# Data supplied start

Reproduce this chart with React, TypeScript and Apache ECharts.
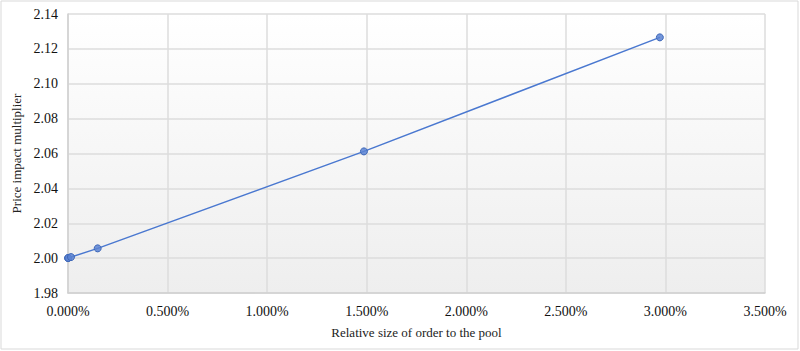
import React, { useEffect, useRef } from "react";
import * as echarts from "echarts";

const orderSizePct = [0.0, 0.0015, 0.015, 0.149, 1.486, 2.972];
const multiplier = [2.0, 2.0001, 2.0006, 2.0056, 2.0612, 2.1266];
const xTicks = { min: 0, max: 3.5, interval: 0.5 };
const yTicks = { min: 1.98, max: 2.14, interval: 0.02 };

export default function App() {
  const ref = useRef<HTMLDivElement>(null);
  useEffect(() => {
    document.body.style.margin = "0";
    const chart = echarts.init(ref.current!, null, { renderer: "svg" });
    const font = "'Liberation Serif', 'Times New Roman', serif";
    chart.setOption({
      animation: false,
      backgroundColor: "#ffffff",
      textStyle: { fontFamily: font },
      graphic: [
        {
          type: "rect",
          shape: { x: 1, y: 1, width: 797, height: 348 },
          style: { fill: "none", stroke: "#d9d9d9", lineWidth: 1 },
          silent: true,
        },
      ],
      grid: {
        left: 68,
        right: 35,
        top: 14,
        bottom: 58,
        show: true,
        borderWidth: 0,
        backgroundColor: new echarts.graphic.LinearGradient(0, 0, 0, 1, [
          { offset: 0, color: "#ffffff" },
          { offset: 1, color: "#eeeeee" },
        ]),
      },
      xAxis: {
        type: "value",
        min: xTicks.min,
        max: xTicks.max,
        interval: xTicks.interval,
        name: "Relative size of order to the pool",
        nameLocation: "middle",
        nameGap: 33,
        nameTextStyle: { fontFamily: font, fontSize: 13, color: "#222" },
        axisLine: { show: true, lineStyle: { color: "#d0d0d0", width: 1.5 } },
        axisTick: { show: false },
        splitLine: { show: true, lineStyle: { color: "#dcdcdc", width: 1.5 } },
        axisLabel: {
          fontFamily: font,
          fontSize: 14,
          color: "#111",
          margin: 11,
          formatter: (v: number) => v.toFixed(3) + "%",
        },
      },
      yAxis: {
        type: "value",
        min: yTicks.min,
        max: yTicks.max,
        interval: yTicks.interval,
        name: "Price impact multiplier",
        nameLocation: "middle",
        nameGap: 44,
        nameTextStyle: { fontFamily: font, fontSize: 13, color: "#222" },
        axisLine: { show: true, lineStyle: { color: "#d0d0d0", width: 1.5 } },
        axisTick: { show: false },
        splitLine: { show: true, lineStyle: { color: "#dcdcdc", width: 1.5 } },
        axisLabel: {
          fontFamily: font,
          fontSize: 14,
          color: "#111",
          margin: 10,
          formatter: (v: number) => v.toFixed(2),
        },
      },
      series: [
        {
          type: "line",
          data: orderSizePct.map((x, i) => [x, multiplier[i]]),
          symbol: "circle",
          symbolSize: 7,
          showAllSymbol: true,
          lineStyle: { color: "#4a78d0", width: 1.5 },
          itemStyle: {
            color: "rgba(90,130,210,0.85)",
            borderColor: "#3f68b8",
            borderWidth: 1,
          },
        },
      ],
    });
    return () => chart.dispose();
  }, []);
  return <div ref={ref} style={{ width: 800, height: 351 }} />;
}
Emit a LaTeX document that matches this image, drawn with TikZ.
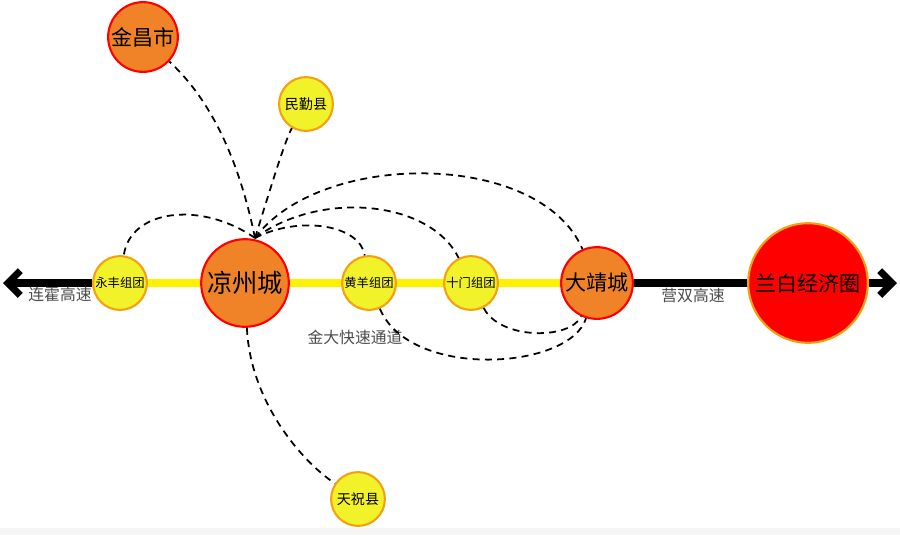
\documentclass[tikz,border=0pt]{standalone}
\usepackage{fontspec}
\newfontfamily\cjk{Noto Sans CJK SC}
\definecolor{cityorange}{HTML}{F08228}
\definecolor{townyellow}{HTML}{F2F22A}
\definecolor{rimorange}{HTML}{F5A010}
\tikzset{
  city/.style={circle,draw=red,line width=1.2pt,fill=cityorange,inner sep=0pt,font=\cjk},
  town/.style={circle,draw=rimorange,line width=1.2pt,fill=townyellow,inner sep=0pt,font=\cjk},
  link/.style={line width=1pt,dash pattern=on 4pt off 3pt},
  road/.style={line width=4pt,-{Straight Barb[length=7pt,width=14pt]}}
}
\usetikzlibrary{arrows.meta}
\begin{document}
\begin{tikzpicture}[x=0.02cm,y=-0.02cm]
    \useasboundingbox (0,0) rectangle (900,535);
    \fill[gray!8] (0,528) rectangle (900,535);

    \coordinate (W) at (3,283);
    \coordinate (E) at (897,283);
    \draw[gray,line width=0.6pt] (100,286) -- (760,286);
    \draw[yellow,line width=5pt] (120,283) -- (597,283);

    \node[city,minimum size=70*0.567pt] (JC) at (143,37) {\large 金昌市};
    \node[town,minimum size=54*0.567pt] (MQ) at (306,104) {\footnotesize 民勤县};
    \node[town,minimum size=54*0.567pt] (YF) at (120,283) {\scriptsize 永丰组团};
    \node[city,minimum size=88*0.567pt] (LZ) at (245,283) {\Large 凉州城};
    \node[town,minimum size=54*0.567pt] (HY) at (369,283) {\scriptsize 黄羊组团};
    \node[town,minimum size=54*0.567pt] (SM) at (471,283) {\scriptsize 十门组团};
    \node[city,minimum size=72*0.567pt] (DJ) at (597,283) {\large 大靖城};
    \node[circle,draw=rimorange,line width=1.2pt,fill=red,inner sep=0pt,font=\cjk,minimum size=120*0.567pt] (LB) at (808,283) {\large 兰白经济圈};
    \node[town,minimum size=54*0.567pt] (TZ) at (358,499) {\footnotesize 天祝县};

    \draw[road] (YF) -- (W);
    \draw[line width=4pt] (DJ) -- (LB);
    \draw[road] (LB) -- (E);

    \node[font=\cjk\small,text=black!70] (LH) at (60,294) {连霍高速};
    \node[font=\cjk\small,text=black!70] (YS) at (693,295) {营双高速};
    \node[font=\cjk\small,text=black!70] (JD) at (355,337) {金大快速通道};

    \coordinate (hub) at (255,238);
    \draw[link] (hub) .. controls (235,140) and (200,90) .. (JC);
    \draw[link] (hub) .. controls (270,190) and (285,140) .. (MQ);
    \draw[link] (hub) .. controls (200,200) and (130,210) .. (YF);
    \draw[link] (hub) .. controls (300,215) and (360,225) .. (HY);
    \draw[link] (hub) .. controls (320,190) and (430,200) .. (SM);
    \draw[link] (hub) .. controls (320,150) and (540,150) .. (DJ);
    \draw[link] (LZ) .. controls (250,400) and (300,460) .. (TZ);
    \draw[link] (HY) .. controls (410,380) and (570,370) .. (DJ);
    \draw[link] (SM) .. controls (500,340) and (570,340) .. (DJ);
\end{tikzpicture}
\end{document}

# Data supplied end

Above are the records; repeat their lines from the first through the line containing "2.14, interval: 0.02", and leave out each picture.

Reproduce this chart with React, TypeScript and Apache ECharts.
import React, { useEffect, useRef } from "react";
import * as echarts from "echarts";

const orderSizePct = [0.0, 0.0015, 0.015, 0.149, 1.486, 2.972];
const multiplier = [2.0, 2.0001, 2.0006, 2.0056, 2.0612, 2.1266];
const xTicks = { min: 0, max: 3.5, interval: 0.5 };
const yTicks = { min: 1.98, max: 2.14, interval: 0.02 };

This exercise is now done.